**What needs to be done:**
Repeat, exactly and in full, the lines of the listing below, but without any pictures.

**Provided material:**
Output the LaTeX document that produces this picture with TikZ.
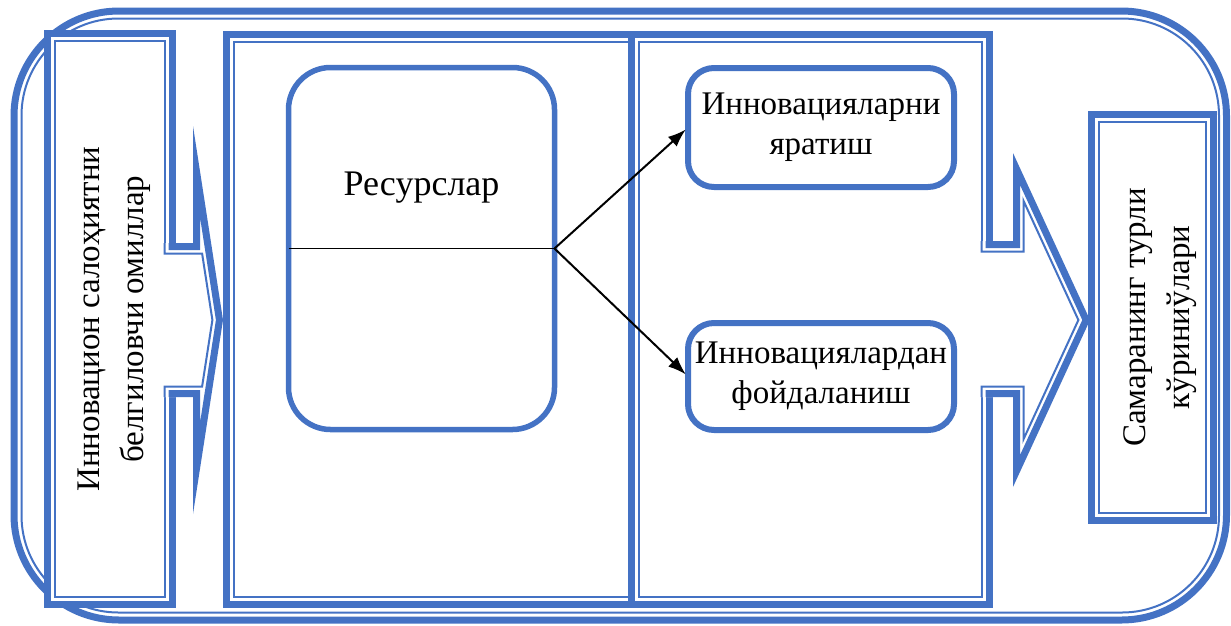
\documentclass[tikz,border=0pt]{standalone}
\usepackage{fontspec}
\setmainfont{Liberation Serif}
\usetikzlibrary{arrows.meta}
\definecolor{frameblue}{RGB}{68,114,196}
\pgfdeclarelayer{bg}
\pgfsetlayers{bg,main}
\tikzset{
    thickline/.style={draw=frameblue, line width=7pt},
    thinline/.style={draw=frameblue, line width=2pt},
    framebox/.style={rectangle, thickline, fill=white, inner sep=0pt, outer sep=0pt},
    roundbox/.style={rectangle, rounded corners=26pt, draw=frameblue, line width=6pt, fill=white,
        inner sep=0pt, outer sep=0pt, align=center, font=\fontsize{33}{40}\selectfont},
    boxtext/.style={align=center, inner sep=0pt, font=\fontsize{33}{44}\selectfont},
    link/.style={line width=2pt, shorten >=3pt, -{Latex[length=18pt,width=13pt]}}
}
\begin{document}
\begin{tikzpicture}[x=1pt, y=-1pt]
        \useasboundingbox (0,0) rectangle (1231,625);
        \begin{pgfonlayer}{bg}
                \draw[thickline, rounded corners=105pt] (14,11) rectangle (1226.5,620);
                \draw[thinline, rounded corners=97pt] (21.5,18.5) rectangle (1219,612.5);
        \end{pgfonlayer}
        % middle columns
        \draw[thickline, fill=white] (226.5,34.5) rectangle (640,604.5);
        \draw[thinline] (234,42) rectangle (632.5,597);
        \draw[thickline, fill=white] (631,34.5) rectangle (989,604.5);
        \draw[thinline] (638.5,42) rectangle (981.5,597);
        % left box
        \node (factors) [framebox, minimum width=124.5pt, minimum height=571pt] at (109.75,319) {};
        \draw[thinline] ([shift={(7.5,7.5)}]factors.north west) rectangle ([shift={(-7.5,-7.5)}]factors.south east);
        \node (factorstext) [boxtext, rotate=90] at ([xshift=4pt]factors.center) {Инновацион салоҳиятни\\белгиловчи омиллар};
        % left arrow
        \begin{scope}
                \clip (162,243) -- (193,243) -- (193,126) -- (223,320) -- (193,514) -- (193,397) -- (162,397) -- cycle;
                \fill[white] (160,120) rectangle (230,520);
                \draw[frameblue, line width=14pt] (168.5,243) -- (193,243) -- (193,126) -- (223,320) -- (193,514) -- (193,397) -- (168.5,397);
                \draw[thinline] (164.5,243) -- (164.5,253.5) -- (202.1,253.5) -- (212.4,320) -- (202.1,386.5) -- (164.5,386.5) -- (164.5,397);
        \end{scope}
        % right arrow
        \begin{scope}
                \clip (979,241) -- (1013,241) -- (1013,153) -- (1090,320) -- (1013,487) -- (1013,397) -- (979,397) -- cycle;
                \fill[white] (975,140) rectangle (1095,500);
                \draw[frameblue, line width=14pt] (985.5,241) -- (1013,241) -- (1013,153) -- (1090,320) -- (1013,487) -- (1013,397) -- (985.5,397);
                \draw[thinline] (981.5,241) -- (981.5,251.5) -- (1023.5,251.5) -- (1023.5,200.8) -- (1078.4,320) -- (1023.5,439.2) -- (1023.5,386.5) -- (981.5,386.5) -- (981.5,397);
        \end{scope}
        % right box
        \node (effect) [framebox, minimum width=122pt, minimum height=406pt] at (1152.5,317.5) {};
        \draw[thinline] ([shift={(7.5,7.5)}]effect.north west) rectangle ([shift={(-7.5,-7.5)}]effect.south east);
        \node (effecttext) [boxtext, rotate=90] at ([xshift=8pt]effect.center) {Самаранинг турли\\кўриниўлари};
        % resources and innovations
        \node (resources) [roundbox, rounded corners=42pt, line width=5.5pt, minimum width=266pt, minimum height=362pt] at (421.5,248.5) {};
        \node (restitle) [boxtext, font=\fontsize{36}{40}\selectfont, anchor=base] at (421.5,195) {Ресурслар};
        \node (create) [roundbox, minimum width=266pt, minimum height=119pt] at (821,127.5) {Инновацияларни\\яратиш};
        \node (use) [roundbox, minimum width=266pt, minimum height=107pt] at (821,376.5) {Инновациялардан\\фойдаланиш};
        \draw[line width=1.3pt] (resources.west) -- (resources.east);
        \draw[link] (resources.east) -- (create.west);
        \draw[link] (resources.east) -- (use.west);
\end{tikzpicture}
\end{document}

**Task solution:**
Output the LaTeX document that produces this picture with TikZ.
\documentclass[tikz,border=0pt]{standalone}
\usepackage{fontspec}
\setmainfont{Liberation Serif}
\usetikzlibrary{arrows.meta}
\definecolor{frameblue}{RGB}{68,114,196}
\pgfdeclarelayer{bg}
\pgfsetlayers{bg,main}
\tikzset{
    thickline/.style={draw=frameblue, line width=7pt},
    thinline/.style={draw=frameblue, line width=2pt},
    framebox/.style={rectangle, thickline, fill=white, inner sep=0pt, outer sep=0pt},
    roundbox/.style={rectangle, rounded corners=26pt, draw=frameblue, line width=6pt, fill=white,
        inner sep=0pt, outer sep=0pt, align=center, font=\fontsize{33}{40}\selectfont},
    boxtext/.style={align=center, inner sep=0pt, font=\fontsize{33}{44}\selectfont},
    link/.style={line width=2pt, shorten >=3pt, -{Latex[length=18pt,width=13pt]}}
}
\begin{document}
\begin{tikzpicture}[x=1pt, y=-1pt]
        \useasboundingbox (0,0) rectangle (1231,625);
        \begin{pgfonlayer}{bg}
                \draw[thickline, rounded corners=105pt] (14,11) rectangle (1226.5,620);
                \draw[thinline, rounded corners=97pt] (21.5,18.5) rectangle (1219,612.5);
        \end{pgfonlayer}
        % middle columns
        \draw[thickline, fill=white] (226.5,34.5) rectangle (640,604.5);
        \draw[thinline] (234,42) rectangle (632.5,597);
        \draw[thickline, fill=white] (631,34.5) rectangle (989,604.5);
        \draw[thinline] (638.5,42) rectangle (981.5,597);
        % left box
        \node (factors) [framebox, minimum width=124.5pt, minimum height=571pt] at (109.75,319) {};
        \draw[thinline] ([shift={(7.5,7.5)}]factors.north west) rectangle ([shift={(-7.5,-7.5)}]factors.south east);
        \node (factorstext) [boxtext, rotate=90] at ([xshift=4pt]factors.center) {Инновацион салоҳиятни\\белгиловчи омиллар};
        % left arrow
        \begin{scope}
                \clip (162,243) -- (193,243) -- (193,126) -- (223,320) -- (193,514) -- (193,397) -- (162,397) -- cycle;
                \fill[white] (160,120) rectangle (230,520);
                \draw[frameblue, line width=14pt] (168.5,243) -- (193,243) -- (193,126) -- (223,320) -- (193,514) -- (193,397) -- (168.5,397);
                \draw[thinline] (164.5,243) -- (164.5,253.5) -- (202.1,253.5) -- (212.4,320) -- (202.1,386.5) -- (164.5,386.5) -- (164.5,397);
        \end{scope}
        % right arrow
        \begin{scope}
                \clip (979,241) -- (1013,241) -- (1013,153) -- (1090,320) -- (1013,487) -- (1013,397) -- (979,397) -- cycle;
                \fill[white] (975,140) rectangle (1095,500);
                \draw[frameblue, line width=14pt] (985.5,241) -- (1013,241) -- (1013,153) -- (1090,320) -- (1013,487) -- (1013,397) -- (985.5,397);
                \draw[thinline] (981.5,241) -- (981.5,251.5) -- (1023.5,251.5) -- (1023.5,200.8) -- (1078.4,320) -- (1023.5,439.2) -- (1023.5,386.5) -- (981.5,386.5) -- (981.5,397);
        \end{scope}
        % right box
        \node (effect) [framebox, minimum width=122pt, minimum height=406pt] at (1152.5,317.5) {};
        \draw[thinline] ([shift={(7.5,7.5)}]effect.north west) rectangle ([shift={(-7.5,-7.5)}]effect.south east);
        \node (effecttext) [boxtext, rotate=90] at ([xshift=8pt]effect.center) {Самаранинг турли\\кўриниўлари};
        % resources and innovations
        \node (resources) [roundbox, rounded corners=42pt, line width=5.5pt, minimum width=266pt, minimum height=362pt] at (421.5,248.5) {};
        \node (restitle) [boxtext, font=\fontsize{36}{40}\selectfont, anchor=base] at (421.5,195) {Ресурслар};
        \node (create) [roundbox, minimum width=266pt, minimum height=119pt] at (821,127.5) {Инновацияларни\\яратиш};
        \node (use) [roundbox, minimum width=266pt, minimum height=107pt] at (821,376.5) {Инновациялардан\\фойдаланиш};
        \draw[line width=1.3pt] (resources.west) -- (resources.east);
        \draw[link] (resources.east) -- (create.west);
        \draw[link] (resources.east) -- (use.west);
\end{tikzpicture}
\end{document}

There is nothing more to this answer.